Write out each line in which the string "this" is present.

### Task input

- - -

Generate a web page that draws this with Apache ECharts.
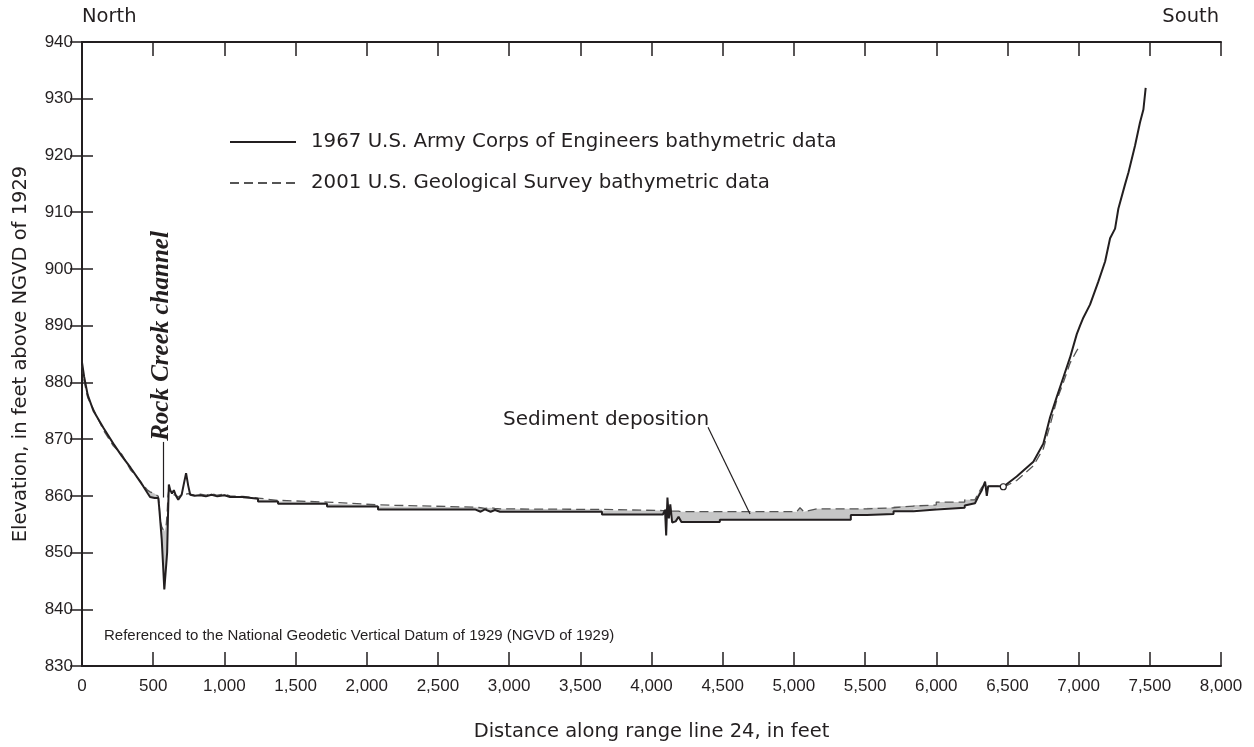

- - -

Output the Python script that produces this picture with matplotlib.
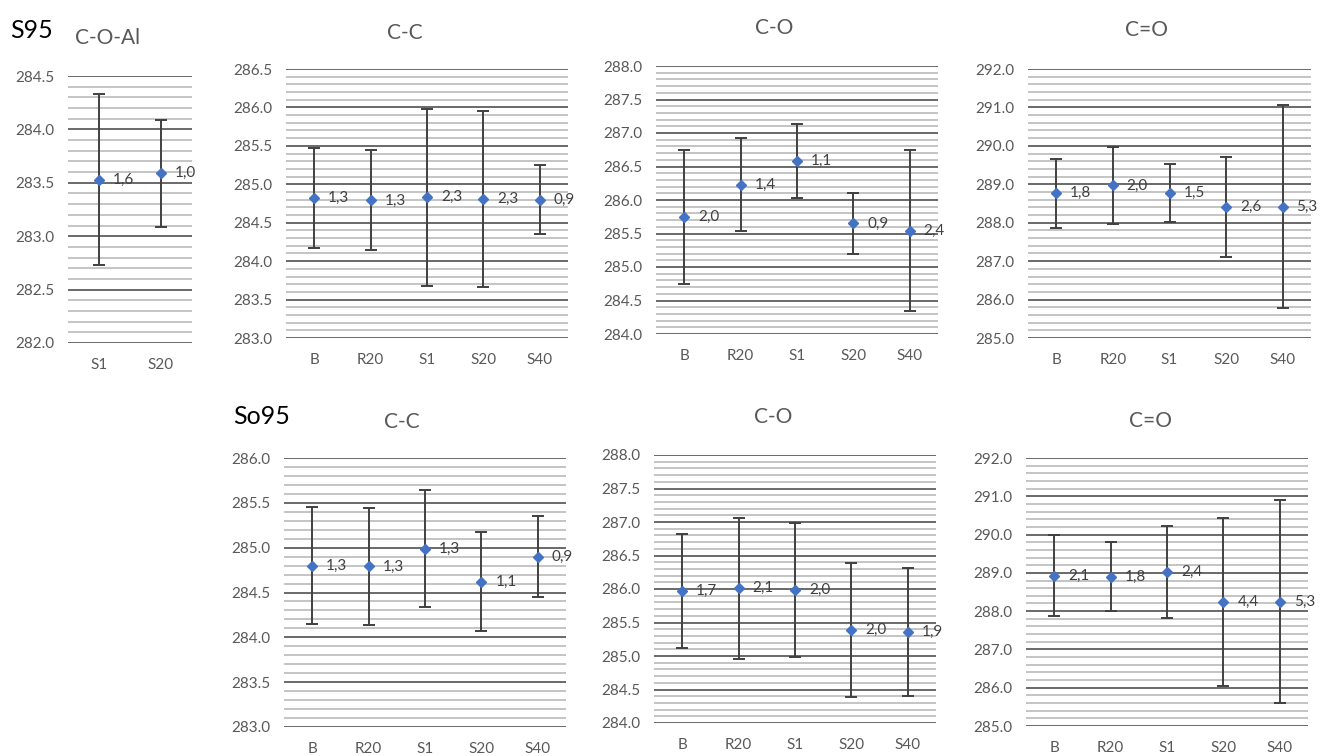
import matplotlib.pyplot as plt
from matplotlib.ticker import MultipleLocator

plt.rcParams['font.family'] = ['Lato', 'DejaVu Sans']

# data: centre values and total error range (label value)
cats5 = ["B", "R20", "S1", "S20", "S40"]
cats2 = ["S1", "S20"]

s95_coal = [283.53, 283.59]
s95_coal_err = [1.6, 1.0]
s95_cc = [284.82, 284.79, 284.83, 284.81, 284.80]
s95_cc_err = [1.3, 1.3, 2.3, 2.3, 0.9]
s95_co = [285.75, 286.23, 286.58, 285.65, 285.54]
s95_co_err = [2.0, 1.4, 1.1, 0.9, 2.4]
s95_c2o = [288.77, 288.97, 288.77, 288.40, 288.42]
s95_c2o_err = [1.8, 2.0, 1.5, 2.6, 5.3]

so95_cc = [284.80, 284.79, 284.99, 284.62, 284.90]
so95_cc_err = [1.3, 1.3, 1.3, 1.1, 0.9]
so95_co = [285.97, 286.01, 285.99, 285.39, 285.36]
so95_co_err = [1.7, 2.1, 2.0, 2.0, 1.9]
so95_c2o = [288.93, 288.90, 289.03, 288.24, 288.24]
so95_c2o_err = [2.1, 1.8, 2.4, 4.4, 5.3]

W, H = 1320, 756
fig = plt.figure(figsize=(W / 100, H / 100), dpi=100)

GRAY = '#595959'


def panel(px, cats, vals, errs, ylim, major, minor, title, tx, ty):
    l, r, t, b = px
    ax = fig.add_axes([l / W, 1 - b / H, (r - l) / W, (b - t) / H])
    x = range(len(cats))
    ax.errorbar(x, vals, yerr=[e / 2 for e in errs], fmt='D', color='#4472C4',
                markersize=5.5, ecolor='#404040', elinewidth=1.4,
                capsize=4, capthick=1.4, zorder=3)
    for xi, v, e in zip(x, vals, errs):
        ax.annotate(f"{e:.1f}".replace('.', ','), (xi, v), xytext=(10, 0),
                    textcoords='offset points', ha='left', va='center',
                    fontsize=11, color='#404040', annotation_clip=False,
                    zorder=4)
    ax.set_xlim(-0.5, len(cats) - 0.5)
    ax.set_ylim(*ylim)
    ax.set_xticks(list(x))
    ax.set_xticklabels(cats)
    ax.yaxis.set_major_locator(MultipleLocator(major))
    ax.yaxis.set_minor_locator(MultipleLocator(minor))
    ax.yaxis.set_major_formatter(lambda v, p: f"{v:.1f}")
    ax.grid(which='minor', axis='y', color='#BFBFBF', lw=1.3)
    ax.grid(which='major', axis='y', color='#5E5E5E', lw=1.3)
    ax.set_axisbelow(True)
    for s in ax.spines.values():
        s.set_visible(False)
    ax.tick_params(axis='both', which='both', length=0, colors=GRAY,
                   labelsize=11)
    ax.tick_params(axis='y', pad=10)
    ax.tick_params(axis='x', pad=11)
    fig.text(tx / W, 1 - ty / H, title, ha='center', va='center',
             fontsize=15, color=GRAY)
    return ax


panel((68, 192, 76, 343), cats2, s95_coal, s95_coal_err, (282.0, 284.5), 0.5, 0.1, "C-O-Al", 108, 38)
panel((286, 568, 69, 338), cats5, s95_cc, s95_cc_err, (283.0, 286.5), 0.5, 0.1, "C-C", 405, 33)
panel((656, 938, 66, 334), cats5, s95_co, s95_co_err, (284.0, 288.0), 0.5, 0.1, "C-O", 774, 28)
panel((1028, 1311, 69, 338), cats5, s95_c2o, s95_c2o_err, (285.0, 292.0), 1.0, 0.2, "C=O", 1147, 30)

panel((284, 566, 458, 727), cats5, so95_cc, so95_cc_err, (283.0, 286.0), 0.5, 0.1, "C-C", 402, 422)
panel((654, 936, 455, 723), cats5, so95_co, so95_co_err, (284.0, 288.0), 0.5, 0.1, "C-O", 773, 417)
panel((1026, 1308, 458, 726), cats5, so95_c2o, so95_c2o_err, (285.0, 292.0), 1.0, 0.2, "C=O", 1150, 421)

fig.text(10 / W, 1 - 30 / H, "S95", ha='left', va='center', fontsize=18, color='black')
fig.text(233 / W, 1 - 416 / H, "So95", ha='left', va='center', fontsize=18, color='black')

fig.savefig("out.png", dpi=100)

- - -

### Output of the task
Generate a web page that draws this with Apache ECharts.
Output the Python script that produces this picture with matplotlib.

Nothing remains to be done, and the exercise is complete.